Giménez abandona a London y opta por Lem en la historia más abiertamente humorística de la serie, El misionero, que narra la peripecia del padre Oribacio durante la evangelización de los bondadosos memnogos. Para esta ocasión, Giménez prescinde de la división tradicional y planifica la página como un cuento infantil, con grandes viñetas sin marco, contrastando la dulce presencia de los memnogos, dibujados a modo de personajes infantiles, sin apenas rasgos más allá de los ojos, entintados sin sombras y con un trazo fino, frente al misionero, que destaca siempre por un entintado más grueso y con sombras en mancha de negro, que define perfectamente el realismo del personaje ante una contraparte casi feérica. Una división simple que permitirá al autor lograr un mayor contraste entre la bondad absoluta de la intención de los pequeños alienígenas frente a la propuesta religiosa, que llevada a su literalidad resulta aberrante. Años después, Alfonso Font homenajearía esta historia con una nueva y terrorífica versión.

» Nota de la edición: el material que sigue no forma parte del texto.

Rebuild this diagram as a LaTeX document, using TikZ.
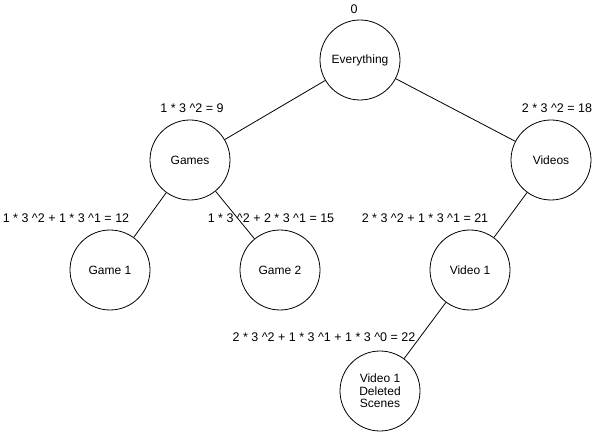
\documentclass[tikz,border=0pt]{standalone}
\usepackage{fontspec}
\setmainfont{Liberation Sans}
\begin{document}
\begin{tikzpicture}[x=1pt,y=-1pt,
  tnode/.style={draw=black,circle,minimum size=80pt,inner sep=0pt,line width=0.8pt,font=\fontsize{12}{12.5}\selectfont,align=center},
  lbl/.style={font=\fontsize{12.5}{14}\selectfont,inner sep=0pt},
  edge/.style={draw=black,line width=0.8pt}]
\useasboundingbox (0,0) rectangle (612,435);
\node[tnode] (every) at (360,60) {Everything};
\node[tnode] (games) at (190,160) {Games};
\node[tnode] (videos) at (551,160) {Videos};
\node[tnode] (g1) at (110,270) {Game 1};
\node[tnode] (g2) at (280,270) {Game 2};
\node[tnode] (v1) at (470,270) {Video 1};
\node[tnode] (v1d) at (380,391) {Video 1\\Deleted\\Scenes};
\draw[edge] (every) -- (games);
\draw[edge] (every) -- (videos);
\draw[edge] (games) -- (g1);
\draw[edge] (games) -- (g2);
\draw[edge] (videos) -- (v1);
\draw[edge] (v1) -- (v1d);
\node[lbl] (l0) at (354,9) {0};
\node[lbl] (l9) at (192,108) {1 * 3 \^{}2 = 9};
\node[lbl] (l18) at (557,108) {2 * 3 \^{}2 = 18};
\node[lbl] (l12) at (66,218) {1 * 3 \^{}2 + 1 * 3 \^{}1 = 12};
\node[lbl] (l15) at (271,218) {1 * 3 \^{}2 + 2 * 3 \^{}1 = 15};
\node[lbl] (l21) at (425,218) {2 * 3 \^{}2 + 1 * 3 \^{}1 = 21};
\node[lbl] (l22) at (324,337) {2 * 3 \^{}2 + 1 * 3 \^{}1 + 1 * 3 \^{}0 = 22};
\end{tikzpicture}
\end{document}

Por último, y sin abandonar a Lem, Giménez presenta en Agonalia su mayor aproximación al universo humanoide francés, con especial querencia por la figura de Moebius. Aparentemente, opta de nuevo por la doble página como unidad narrativa, pero esta vez la subdivide en grandes hileras horizontales, que actúan de verdadero eje visual para el lector. La referencia a Moebius es obvia tanto en el estilo de entintando y planificación, claramente inspirado en obras como El Garaje Hermético, que en se momento revolucionaban la concepción de la historieta en Europa, como en las elecciones escenograficas: tecnología omnipresente, pero de fundamento orgánico, unión entre biología y máquina, etc. El clásico dicho “el hombre es el único animal que tropieza dos veces en la misma piedra” es reescrito de forma brutal y terminante, llevándolo el extremo del tropiezo a una elección voluntaria absurda e inútil.
Una obra calificada muchas veces como “menor” en la trayectoria de Giménez, pero que es sin duda fundamental para entender tanto el discurso ideológico de este autor como para comprender su evolución gráfica y formal.